Talk about shattering your illusions of Fleetwood Mac.
Fleetwood Mac without Lindsey Buckingham is sort of like the Twins without Joe Mauer. He’s been there forever, right? The band, like the baseball team and Mauer, existed before Buckingham joined in 1975 and still carries on without him.
In their 10th show since booting Buckingham, Fleetwood Mac took a while to find its footing. Oddly enough, it was a cover that sparked Nicks and the rest of the band. Neil Finn, who along with Mike Campbell has replaced Buckingham, was reprising his hit from Split Enz, “I Got You,” and Nicks was relishing vocalizing as if she was in her Los Angeles mansion singing along to MTV in 1982.
Then it was time for “Rhiannon,” perhaps the Steviest of Nicks songs, and she became Stevie Nicks, all bewitching mystery, dangling scarves, shiny beads and mesmerizing vocals. Her voice was clear, she seemed focused and, for a rarity in Fleetwood Mac, relaxed. Refreshed, too.
Nicks and the band — the veterans range in age from 70 to 75 — seemed revitalized by the addition of Finn and Campbell of Tom Petty & the Heartbreakers, who represent guitarists No. 11 and 12 in Fleetwood Mac’s long history. (No, the unofficial record for replacements in one band is held by Spinal Tap’s drum seat. Google it.)

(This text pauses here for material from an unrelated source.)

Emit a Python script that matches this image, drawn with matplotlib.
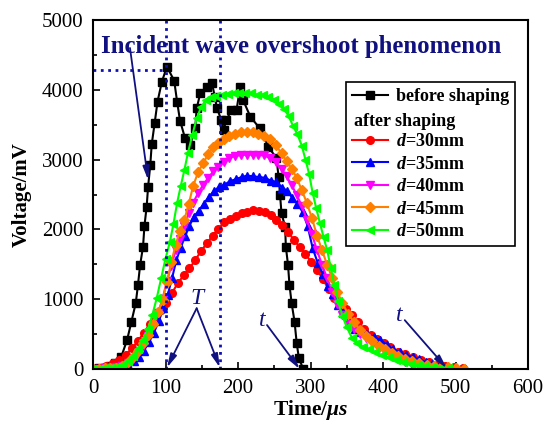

The new players helped to open up the Big Mac catalog, which, of course, dates back to the band’s beginning in 1967 in England. That gave Campbell, 68, an underappreciated guitarist in his Petty days, an opportunity to exercise his blues vocabulary, painting “Black Magic Woman” with a heavier brush than Carlos Santana used on his famous cover version and turning “Oh Well” into something swell if you welcome a Led Zeppelin feel.

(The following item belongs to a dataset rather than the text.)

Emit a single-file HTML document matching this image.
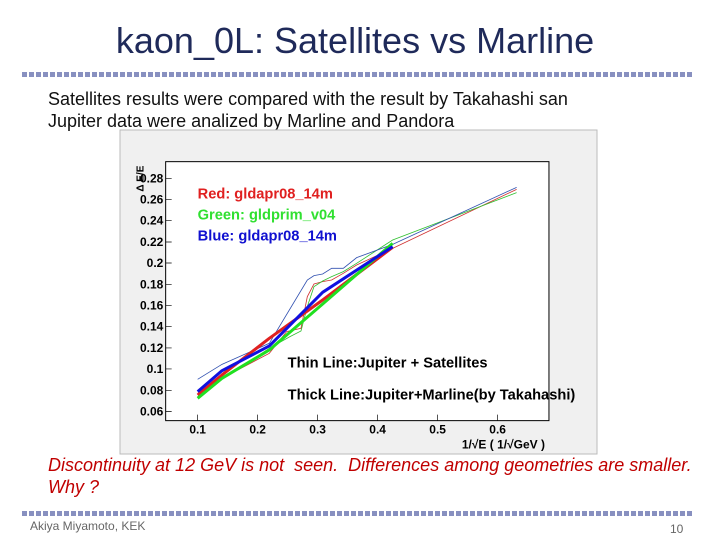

The crowd of nearly 14,000 was thrilled to hear Campbell’s signature work on Petty’s “Free Fallin,” which featured the liberating lead vocals of Nicks, the world’s biggest Petty fan. New Zealand’s Finn, 60, who has a Paul McCartney vibe about him, did a lovely understated reading of “Don’t Dream It’s Over,” the 1986 hit by his other band, Crowded House. With his assertive tenor, he was a good surrogate for Buckingham’s vocals on such Mac favorites as “Second Hand News” and “Go Your Own Way.”
His acoustic guitar was all the reassurance Nicks needed to turn “Landslide” — her reflections about the fear of moving on from a relationship because, as she sings, she’d built her life around him — into one of the highlights of the 140-minute concert. As she has often done in the Twin Cities, she dedicated the song to her “one and only husband,” Kim Anderson, who was in attendance with his girlfriend of 30 years. “Minneapolis, St. Paul — quite a place in my heart forever,” she proclaimed as the fans cheered loud and long.
Always a crowd favorite, this tune seemed to have new resonance on this night. It was so obvious that she’s moved on from the elephant in the room.